Between the zoot suit and now, lots of people have gotten seriously injured for dressing in disapproved ways. Ask the hippies. That's not to say that one couldn't draw many parallels but we haven't seen anything like the Zoot Suit Riots in relationship to saggy pants.
Apparently HSAN may get involved:
Benjamin Chavis, the former executive director of the N.A.A.C.P., said, “I think to criminalize how a person wears their clothing is more offensive than what the remedy is trying to do.”
Dr. Chavis, who is often pictured in an impeccable suit and tie among the baggy outfits of the hip-hop elite, is a chairman of the Hip Hop Summit Action Network, a coalition he founded with the music mogul Russell Simmons. He said that the coalition will challenge the ordinances in court.
“The focus should be on cleaning up the social conditions that the sagging pants comes out of,” he said. “That they wear their pants the way they do is a statement of the reality that they’re struggling with on a day-to-day basis.”
HSAN would be an appropriate group to take this on though I'll be surprised if they do anything substantial with this issue in terms of legal action.
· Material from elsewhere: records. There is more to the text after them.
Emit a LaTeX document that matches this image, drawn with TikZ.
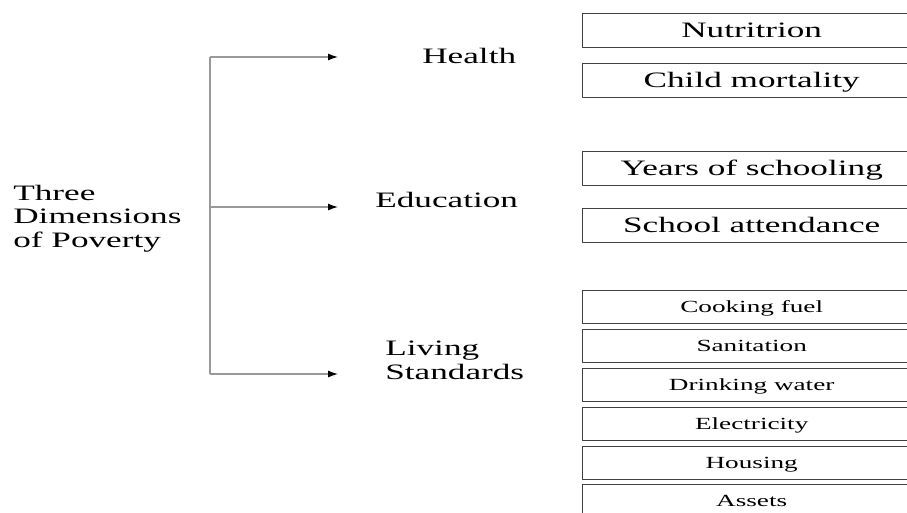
\documentclass[tikz,border=0pt]{standalone}
\usepackage{fontspec}
\setmainfont{Liberation Serif}
\usetikzlibrary{arrows.meta}

\tikzset{
  wide/.style={xscale=1.6},
  dimtext/.style={wide, font=\fontsize{22}{23.5}\selectfont, align=left,
    anchor=base west, inner sep=0pt},
  indbox/.style={wide, draw=black!75, line width=1.1pt, anchor=north west,
    minimum width=211pt, minimum height=34pt, inner sep=0pt,
    font=\fontsize{22}{24}\selectfont, text height=14.5pt, text depth=0pt},
  indsmall/.style={indbox, minimum height=33pt,
    font=\fontsize{17}{19}\selectfont, text height=11.3pt},
  branch/.style={draw=black!40, line width=1.2pt},
}

\begin{document}
\begin{tikzpicture}[x=1pt,y=-1pt,line join=round,
    >={Latex[length=10pt,width=7pt,color=black]}]
  \clip (0,0) rectangle (907,512);

  % the three dimensions
  \node[dimtext,anchor=north west] (poverty) at (13,185) {Three\\Dimensions\\of Poverty};
  \node[dimtext] (health) at (422,63) {Health};
  \node[dimtext] (education) at (375,207) {Education};
  \node[dimtext,anchor=north west] (living) at (385,341) {Living\\Standards};

  % bracket with arrows
  \coordinate (top) at (210,57);
  \coordinate (mid) at (210,207);
  \coordinate (bot) at (210,374);
  \coordinate (htip) at (338,57);
  \coordinate (etip) at (338,207);
  \coordinate (ltip) at (338,374);
  \draw[branch] (top) -- (bot);
  \draw[branch,->] (top) -- (htip);
  \draw[branch,->] (mid) -- (etip);
  \draw[branch,->] (bot) -- (ltip);

  % indicators
  \foreach \n/\t/\txt in {nutr/13/Nutritrion, child/63/Child mortality,
      years/151/Years of schooling, school/208/School attendance}
    \node[indbox] (\n) at (582,\t) {\txt};
  \foreach \n/\t/\txt in {cook/290/Cooking fuel, sanit/329/Sanitation,
      water/368/Drinking water, elec/407/Electricity,
      house/446/Housing, assets/484/Assets}
    \node[indsmall] (\n) at (582,\t) {\txt};
\end{tikzpicture}
\end{document}
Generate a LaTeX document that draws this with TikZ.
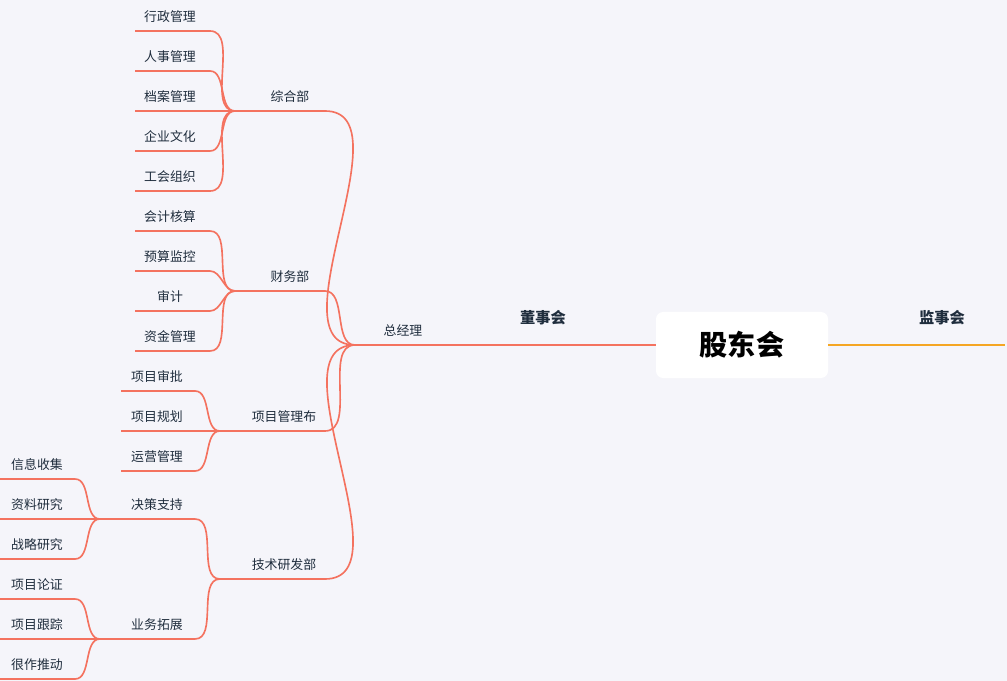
\documentclass[tikz,border=0pt]{standalone}
\usepackage{fontspec}
\setmainfont{Noto Sans CJK SC}
\definecolor{bgcol}{HTML}{F5F5FA}
\definecolor{branchred}{HTML}{F4725F}
\definecolor{branchorange}{HTML}{F5A623}
\definecolor{inkcol}{HTML}{1F2D3D}
% one topic: underline plus its text
\newcommand{\topic}[6]{%
  \coordinate (#1-l) at (#2,#4);
  \coordinate (#1-r) at (#3,#4);
  \draw[branch] (#1-l) -- (#1-r);
  \node[lbl] (#1) at (#5,#4-14) {#6};
}
\begin{document}
\begin{tikzpicture}[x=0.3mm,y=-0.3mm,
    branch/.style={draw=branchred,line width=1.4pt},
    lbl/.style={text=inkcol,font=\fontsize{11}{13}\selectfont,inner sep=0pt},
    head/.style={text=inkcol,font=\fontsize{13}{15}\selectfont\bfseries,inner sep=0pt},
    link/.style={branch,out=180,in=0,looseness=0.9}]
  \fill[bgcol] (0,0) rectangle (1007,681);
  \useasboundingbox (0,0) rectangle (1007,681);
  % centre
  \node[fill=white,rounded corners=6pt,minimum width=172*0.3mm,minimum height=66*0.3mm,
        text=black,font=\fontsize{24}{28}\selectfont\bfseries] (root) at (742,345) {股东会};
  \coordinate (jsh-r) at (1005,345);
  \draw[draw=branchorange,line width=1.4pt] (root.east) -- (jsh-r);
  \node[head] (jsh) at (942,318) {监事会};
  \coordinate (dsh-l) at (440,345);
  \draw[branch] (root.west) -- (dsh-l);
  \node[head] (dsh) at (543,318) {董事会};
  \topic{zjl}{355}{440}{345}{403}{总经理}
  % departments
  \topic{zh}{235}{325}{111}{290}{综合部}
  \topic{cw}{235}{325}{291}{290}{财务部}
  \topic{xm}{220}{325}{431}{284}{项目管理布}
  \topic{js}{220}{325}{579}{284}{技术研发部}
  \foreach \d in {zh,cw,xm,js}
    \draw[link] (zjl-l) to (\d-r);
  % 综合部
  \topic{zh1}{135}{210}{31}{170}{行政管理}
  \topic{zh2}{135}{210}{71}{170}{人事管理}
  \topic{zh3}{135}{210}{111}{170}{档案管理}
  \topic{zh4}{135}{210}{151}{170}{企业文化}
  \topic{zh5}{135}{210}{191}{170}{工会组织}
  \foreach \c in {zh1,zh2,zh3,zh4,zh5}
    \draw[link] (zh-l) to (\c-r);
  % 财务部
  \topic{cw1}{135}{210}{231}{170}{会计核算}
  \topic{cw2}{135}{210}{271}{170}{预算监控}
  \topic{cw3}{135}{210}{311}{170}{审计}
  \topic{cw4}{135}{210}{351}{170}{资金管理}
  \foreach \c in {cw1,cw2,cw3,cw4}
    \draw[link] (cw-l) to (\c-r);
  % 项目管理布
  \topic{xm1}{121}{195}{391}{157}{项目审批}
  \topic{xm2}{121}{195}{431}{157}{项目规划}
  \topic{xm3}{121}{195}{471}{157}{运营管理}
  \foreach \c in {xm1,xm2,xm3}
    \draw[link] (xm-l) to (\c-r);
  % 技术研发部
  \topic{jc}{100}{195}{519}{157}{决策支持}
  \topic{yw}{100}{195}{639}{157}{业务拓展}
  \foreach \c in {jc,yw}
    \draw[link] (js-l) to (\c-r);
  \topic{jc1}{0}{75}{479}{37}{信息收集}
  \topic{jc2}{0}{75}{519}{37}{资料研究}
  \topic{jc3}{0}{75}{559}{37}{战略研究}
  \foreach \c in {jc1,jc2,jc3}
    \draw[link] (jc-l) to (\c-r);
  \topic{yw1}{0}{75}{599}{37}{项目论证}
  \topic{yw2}{0}{75}{639}{37}{项目跟踪}
  \topic{yw3}{0}{75}{679}{37}{很作推动}
  \foreach \c in {yw1,yw2,yw3}
    \draw[link] (yw-l) to (\c-r);
\end{tikzpicture}
\end{document}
And the idea that all these saggy pants wearing people are reflecting their struggle in their clothing is also kind of ridiculous but I guess we'll be encountering that soundbite over and over in press releases and media coverage as soon as HSAN starts holding press conferences on the matter.
There are very serious issues at stake here in terms of self-expression and freedom of speech but also in terms of potential harassment of saggy pants wearing people. I don't believe these initiatives will successfully make it through the courts but I do know that as soon as they pass locally, cops won't be swarming the malls, they'll be swarming low-income neighborhoods and clearing the streets.
Now if you'd promise me showcase raids on malls filled with rich white kids, heck, rich kids of any color, then I might sign on just for entertainment.